In the most recent flap, administrators on the paper's review board warned editor-in-chief Pam Selman, a senior, not to submit a front-page story by senior managing editor Evan Ribot about students in the National Honor Society and freshmen mentors program. In it, two students, quoted anonymously, admitted to drinking and smoking, which are prohibited under the society's no-use contract.

The administrators warned that they would ask for the students' names and potentially take disciplinary action against them, Selman said.

Rather than revealing their sources, the paper's staff decided to submit a blank front-page to the board on Tuesday, she said, with a note to readers about why the story wasn't there.

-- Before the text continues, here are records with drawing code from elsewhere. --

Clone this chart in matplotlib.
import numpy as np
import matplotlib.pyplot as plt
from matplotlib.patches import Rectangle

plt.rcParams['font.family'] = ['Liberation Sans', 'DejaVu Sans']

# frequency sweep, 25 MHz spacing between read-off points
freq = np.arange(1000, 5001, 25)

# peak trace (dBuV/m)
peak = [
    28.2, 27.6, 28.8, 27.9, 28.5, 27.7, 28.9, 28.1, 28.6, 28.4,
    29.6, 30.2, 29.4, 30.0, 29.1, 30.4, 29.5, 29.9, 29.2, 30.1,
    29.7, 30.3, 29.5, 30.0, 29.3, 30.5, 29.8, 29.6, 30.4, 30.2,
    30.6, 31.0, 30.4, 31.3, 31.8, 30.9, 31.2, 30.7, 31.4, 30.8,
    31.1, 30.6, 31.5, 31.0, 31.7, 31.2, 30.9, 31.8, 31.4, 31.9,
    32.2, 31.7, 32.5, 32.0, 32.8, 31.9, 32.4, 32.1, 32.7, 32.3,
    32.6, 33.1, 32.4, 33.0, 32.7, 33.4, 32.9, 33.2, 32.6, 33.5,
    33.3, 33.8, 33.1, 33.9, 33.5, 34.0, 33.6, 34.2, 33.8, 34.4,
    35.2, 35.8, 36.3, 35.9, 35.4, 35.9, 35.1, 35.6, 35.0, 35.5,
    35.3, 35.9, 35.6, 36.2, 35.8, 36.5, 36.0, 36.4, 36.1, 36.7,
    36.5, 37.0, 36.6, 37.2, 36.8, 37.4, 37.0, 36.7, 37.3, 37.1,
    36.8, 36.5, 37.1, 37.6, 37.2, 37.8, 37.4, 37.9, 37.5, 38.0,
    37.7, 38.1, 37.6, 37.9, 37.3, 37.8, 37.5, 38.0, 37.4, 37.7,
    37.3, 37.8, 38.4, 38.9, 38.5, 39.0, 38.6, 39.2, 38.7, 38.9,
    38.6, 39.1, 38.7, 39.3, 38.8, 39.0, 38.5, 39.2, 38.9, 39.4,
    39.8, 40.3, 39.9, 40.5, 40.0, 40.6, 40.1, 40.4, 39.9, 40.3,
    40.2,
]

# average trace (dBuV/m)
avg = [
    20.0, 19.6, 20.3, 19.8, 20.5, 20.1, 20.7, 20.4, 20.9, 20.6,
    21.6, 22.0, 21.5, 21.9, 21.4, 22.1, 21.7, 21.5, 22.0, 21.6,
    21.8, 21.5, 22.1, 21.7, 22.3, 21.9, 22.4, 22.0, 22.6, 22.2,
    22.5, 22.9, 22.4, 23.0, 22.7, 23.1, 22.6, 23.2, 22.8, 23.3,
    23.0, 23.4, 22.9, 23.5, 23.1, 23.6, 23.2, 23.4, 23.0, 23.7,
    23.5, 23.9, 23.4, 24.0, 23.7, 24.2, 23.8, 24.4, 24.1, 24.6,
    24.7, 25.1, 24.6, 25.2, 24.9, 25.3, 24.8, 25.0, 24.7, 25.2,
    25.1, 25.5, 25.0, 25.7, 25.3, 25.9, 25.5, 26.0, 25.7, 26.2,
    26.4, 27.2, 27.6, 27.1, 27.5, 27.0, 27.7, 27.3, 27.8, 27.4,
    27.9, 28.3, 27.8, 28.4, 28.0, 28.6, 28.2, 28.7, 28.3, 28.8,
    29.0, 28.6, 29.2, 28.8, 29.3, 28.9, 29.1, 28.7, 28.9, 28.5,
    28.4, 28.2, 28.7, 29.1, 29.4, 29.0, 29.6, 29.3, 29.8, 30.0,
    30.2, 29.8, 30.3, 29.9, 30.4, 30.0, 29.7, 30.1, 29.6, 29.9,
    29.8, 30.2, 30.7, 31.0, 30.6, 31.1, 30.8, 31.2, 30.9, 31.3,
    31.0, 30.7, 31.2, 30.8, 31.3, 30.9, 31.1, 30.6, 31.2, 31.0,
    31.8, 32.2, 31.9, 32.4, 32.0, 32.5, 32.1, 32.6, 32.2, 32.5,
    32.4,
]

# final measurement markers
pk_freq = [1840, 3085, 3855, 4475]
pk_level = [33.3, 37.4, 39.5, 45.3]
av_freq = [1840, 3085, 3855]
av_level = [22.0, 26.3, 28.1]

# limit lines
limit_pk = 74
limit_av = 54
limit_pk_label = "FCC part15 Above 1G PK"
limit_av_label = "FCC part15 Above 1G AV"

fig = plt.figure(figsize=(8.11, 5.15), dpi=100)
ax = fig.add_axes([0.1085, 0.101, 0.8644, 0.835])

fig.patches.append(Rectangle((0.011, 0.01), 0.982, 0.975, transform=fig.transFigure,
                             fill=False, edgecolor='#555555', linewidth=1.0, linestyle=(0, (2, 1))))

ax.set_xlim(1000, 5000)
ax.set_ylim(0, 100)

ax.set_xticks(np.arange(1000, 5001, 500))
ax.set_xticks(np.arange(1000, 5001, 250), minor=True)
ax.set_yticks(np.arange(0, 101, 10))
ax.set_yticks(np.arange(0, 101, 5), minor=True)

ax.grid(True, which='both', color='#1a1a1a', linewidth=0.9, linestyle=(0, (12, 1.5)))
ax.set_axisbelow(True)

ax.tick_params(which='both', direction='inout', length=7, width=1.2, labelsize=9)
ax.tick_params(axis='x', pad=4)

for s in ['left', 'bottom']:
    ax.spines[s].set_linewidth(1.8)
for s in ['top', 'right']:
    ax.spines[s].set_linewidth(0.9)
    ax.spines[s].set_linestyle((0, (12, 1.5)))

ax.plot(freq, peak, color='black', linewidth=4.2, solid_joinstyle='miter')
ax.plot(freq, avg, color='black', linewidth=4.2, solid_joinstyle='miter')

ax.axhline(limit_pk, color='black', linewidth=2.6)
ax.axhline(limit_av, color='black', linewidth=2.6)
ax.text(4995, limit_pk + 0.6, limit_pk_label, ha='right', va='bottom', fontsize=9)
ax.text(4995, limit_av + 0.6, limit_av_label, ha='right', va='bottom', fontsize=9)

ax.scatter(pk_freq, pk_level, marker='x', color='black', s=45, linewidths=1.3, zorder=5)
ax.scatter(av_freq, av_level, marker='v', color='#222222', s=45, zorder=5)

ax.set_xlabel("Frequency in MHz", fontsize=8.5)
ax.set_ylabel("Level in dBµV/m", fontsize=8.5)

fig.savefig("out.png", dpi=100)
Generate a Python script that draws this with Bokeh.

On Wednesday, the paper's advisers told staff the administrative review board had problems with the blank front page plus the pregnancy and shoplifting stories and would spike the issue. Administrators said the teen pregnancy story lacked balance, Selman said.

The story, by Selman, quoted a boy and girl at the school who are expecting a child together, she said. The school has seen an increase in student pregnancies this year, Selman said.

LoMante is advising the paper on its legal options and was given copies of all three stories the administration deemed unfit for print.

"They are balanced, responsible and mild," he said. "They carry positive messages -- don't shoplift and get counseling if you get pregnant."

The paper's staffers on Friday will greet students by the entrances, as they usually do when the paper comes out every third or fourth week, Ribot said.

But instead of saying "Take a Statesman," they'll be saying, "Sorry, no paper today" and explaining why.